▶ **PROBLEM TO WORK ON**
Transcribe exactly the lines from the one containing "Give me the Plotly source for this chart." through the one containing "return (x - L) / pw", both included, and leave out any pictures.
##### ENTRIES SHOWN
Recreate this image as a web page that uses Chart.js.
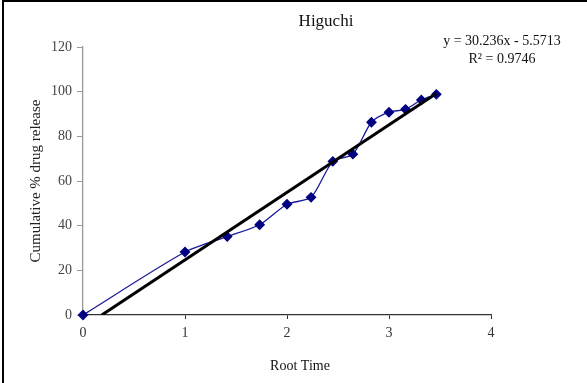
<!DOCTYPE html>
<html>
<head>
<meta charset="utf-8">
<script src="https://cdn.jsdelivr.net/npm/chart.js@4/dist/chart.umd.min.js"></script>
<style>
  html, body { margin: 0; padding: 0; background: #fff; }
  #wrap { width: 587px; height: 383px; }
</style>
</head>
<body>
<div id="wrap"><canvas id="myChart" width="587" height="383"></canvas></div>
<script>
// Root time (x) and cumulative % drug release (y)
const rootTime = [0, 1, 1.414, 1.732, 2, 2.236, 2.449, 2.646, 2.828, 3, 3.162, 3.317, 3.464];
const release = [0, 28.2, 35.1, 40.4, 49.6, 52.7, 68.8, 72.0, 86.3, 90.8, 92.1, 96.3, 98.8];

// Linear trendline end points
const trendX = [0.184, 3.464];
const trendY = [0, 99.2];

const chartTitle = 'Higuchi';
const equationLines = ['y = 30.236x - 5.5713', 'R\u00b2 = 0.9746'];
const xTitle = 'Root Time';
const yTitle = 'Cumulative % drug release';

const serif = "'Liberation Serif', 'Times New Roman', serif";

// Texts and frame drawn over the chart
const extras = {
    id: 'extras',
    afterDraw(chart) {
        const ctx = chart.ctx;
        ctx.save();
        ctx.fillStyle = '#000';
        ctx.fillRect(2, 0, 2, 383);
        ctx.fillRect(2, 0, 585, 2);

        ctx.fillStyle = '#111';
        ctx.textAlign = 'center';
        ctx.textBaseline = 'middle';
        ctx.font = '17px ' + serif;
        ctx.fillText(chartTitle, 326, 22);

        ctx.font = '14px ' + serif;
        ctx.fillText(equationLines[0], 502, 41);
        ctx.fillText(equationLines[1], 502, 59);

        ctx.font = '14px ' + serif;
        ctx.fillText(xTitle, 300, 366);
        ctx.restore();
    }
};

const data = {
    datasets: [
        {
            label: 'Trend',
            data: trendX.map((x, i) => ({ x: x, y: trendY[i] })),
            showLine: true,
            borderColor: '#000',
            borderWidth: 3,
            pointRadius: 0,
            order: 0
        },
        {
            label: 'Release',
            data: rootTime.map((x, i) => ({ x: x, y: release[i] })),
            showLine: true,
            clip: false,
            borderColor: '#1a1a99',
            borderWidth: 1.3,
            tension: 0.25,
            pointStyle: 'rectRot',
            pointRadius: 4.5,
            pointBackgroundColor: '#000080',
            pointBorderColor: '#000080',
            order: 1
        }
    ]
};

const config = {
    type: 'scatter',
    data: data,
    options: {
        responsive: false,
        animation: false,
        layout: {
            padding: { top: 47, right: 96, left: 0, bottom: 0 }
        },
        plugins: {
            legend: { display: false },
            tooltip: { enabled: false }
        },
        scales: {
            x: {
                type: 'linear',
                min: 0,
                max: 4,
                ticks: {
                    stepSize: 1,
                    color: '#333',
                    padding: 6,
                    font: { family: serif, size: 14 }
                },
                grid: {
                    drawOnChartArea: false,
                    tickLength: 4,
                    color: '#333'
                },
                border: { color: '#333', width: 1.3 },
                afterFit(scale) { scale.height = 68; }
            },
            y: {
                min: 0,
                max: 120,
                ticks: {
                    stepSize: 20,
                    color: '#444',
                    padding: 5,
                    font: { family: serif, size: 14 }
                },
                grid: {
                    drawOnChartArea: false,
                    tickLength: 6,
                    color: '#999'
                },
                border: { color: '#999', width: 1.3 },
                title: {
                    display: true,
                    text: yTitle,
                    color: '#222',
                    font: { family: serif, size: 15 },
                    padding: { top: 27, bottom: 0 }
                },
                afterFit(scale) { scale.width = 83; }
            }
        }
    },
    plugins: [extras]
};

const ctx = document.getElementById('myChart').getContext('2d');
new Chart(ctx, config);
</script>
</body>
</html>
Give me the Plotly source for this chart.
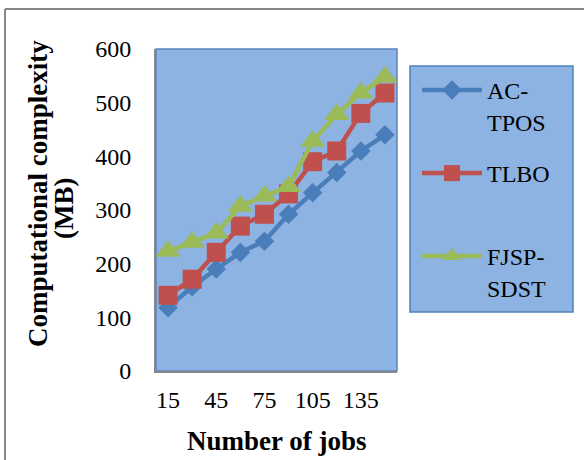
import plotly.graph_objects as go

jobs = [15, 30, 45, 60, 75, 90, 105, 120, 135, 150]
tick_jobs = [15, 45, 75, 105, 135]
ac_tpos = [118, 157, 190, 221, 242, 292, 332, 370, 410, 440]
tlbo = [141, 171, 221, 270, 292, 330, 390, 410, 480, 518]
fjsp_sdst = [223, 240, 257, 307, 326, 344, 428, 478, 518, 548]

names = ["AC-<br>TPOS", "TLBO", "FJSP-<br>SDST"]
colors = ["#4A7EBB", "#C0504D", "#9BBB59"]
symbols = ["diamond", "square", "triangle-up"]
msizes = [15, 19, 22]
series = [ac_tpos, tlbo, fjsp_sdst]
legends = ["legend", "legend2", "legend3"]

FONT = "Liberation Serif"
W, H = 584, 460
L, R, T, B = 156, 187, 49, 89
pw, ph = W - L - R, H - T - B

def px_x(x):
    return (x - L) / pw

def px_y(y):
    return (H - B - y) / ph

fig = go.Figure()
for nm, c, s, ms, ys, lg in zip(names, colors, symbols, msizes, series, legends):
    fig.add_trace(go.Scatter(
        x=jobs, y=ys, name=nm, mode="lines+markers",
        line=dict(color=c, width=4.5),
        marker=dict(symbol=s, size=ms, color=c),
        legend=lg,
    ))

leg_common = dict(
    bgcolor="rgba(0,0,0,0)", borderwidth=0,
    font=dict(family=FONT, size=24, color="black"),
    xanchor="left", yanchor="top", itemwidth=60, valign="top",
)
leg_tops = [68, 151, 234]
layout_legends = {}
for lg, top in zip(legends, leg_tops):
    layout_legends[lg] = dict(leg_common, x=px_x(417), y=px_y(top))

fig.update_layout(
    width=W, height=H,
    margin=dict(l=L, r=R, t=T, b=B, pad=0, autoexpand=False),
    paper_bgcolor="white",
    plot_bgcolor="#8DB3E2",
    font=dict(family=FONT, size=24, color="black"),
    showlegend=True,
    xaxis=dict(
        range=[7.5, 157.5], tickvals=tick_jobs, ticktext=[str(t) for t in tick_jobs],
        showgrid=False, zeroline=False, showline=True, linecolor="#868686", linewidth=2,
        ticks="", ticklabelstandoff=6, tickfont=dict(family=FONT, size=24),
    ),
    yaxis=dict(
        range=[0, 600], dtick=100,
        showgrid=False, zeroline=False, showline=True, linecolor="#868686", linewidth=2,
        ticks="", ticklabelstandoff=18, tickfont=dict(family=FONT, size=24),
    ),
    **layout_legends,
)

# plot area border, legend frame and outer chart frame (top and left edges)
fig.add_shape(type="rect", xref="paper", yref="paper", x0=0, x1=1, y0=0, y1=1,
              line=dict(color="#5B84BD", width=1.5), layer="below")
fig.add_shape(type="rect", xref="paper", yref="paper",
              x0=px_x(410), x1=px_x(573), y0=px_y(312), y1=px_y(66),
              fillcolor="#8DB3E2", line=dict(color="#4F81BD", width=1.5), layer="below")
fig.add_shape(type="line", xref="paper", yref="paper",
              x0=px_x(5), x1=px_x(584), y0=px_y(9), y1=px_y(9),
              line=dict(color="#878787", width=2), layer="below")
fig.add_shape(type="line", xref="paper", yref="paper",
              x0=px_x(5), x1=px_x(5), y0=px_y(9), y1=px_y(460),
              line=dict(color="#878787", width=2), layer="below")

# axis titles
ann_common = dict(xref="paper", yref="paper", showarrow=False,
                  xanchor="center", yanchor="middle")
fig.add_annotation(text="<b>Computational complexity</b>", x=px_x(38), y=px_y(194),
                   textangle=-90, font=dict(family=FONT, size=27, color="black"), **ann_common)
fig.add_annotation(text="<b>(MB)</b>", x=px_x(64), y=px_y(209),
                   textangle=-90, font=dict(family=FONT, size=27, color="black"), **ann_common)
fig.add_annotation(text="<b>Number of jobs</b>", x=px_x(277), y=px_y(441),
                   font=dict(family=FONT, size=27, color="black"), **ann_common)

fig.write_html("out.html", config={"displayModeBar": False},
               post_script="document.body.style.margin='0';document.body.style.overflow='hidden';")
##########
▶ **RESULT OF THE TASK**
Give me the Plotly source for this chart.
import plotly.graph_objects as go

jobs = [15, 30, 45, 60, 75, 90, 105, 120, 135, 150]
tick_jobs = [15, 45, 75, 105, 135]
ac_tpos = [118, 157, 190, 221, 242, 292, 332, 370, 410, 440]
tlbo = [141, 171, 221, 270, 292, 330, 390, 410, 480, 518]
fjsp_sdst = [223, 240, 257, 307, 326, 344, 428, 478, 518, 548]

names = ["AC-<br>TPOS", "TLBO", "FJSP-<br>SDST"]
colors = ["#4A7EBB", "#C0504D", "#9BBB59"]
symbols = ["diamond", "square", "triangle-up"]
msizes = [15, 19, 22]
series = [ac_tpos, tlbo, fjsp_sdst]
legends = ["legend", "legend2", "legend3"]

FONT = "Liberation Serif"
W, H = 584, 460
L, R, T, B = 156, 187, 49, 89
pw, ph = W - L - R, H - T - B

def px_x(x):
    return (x - L) / pw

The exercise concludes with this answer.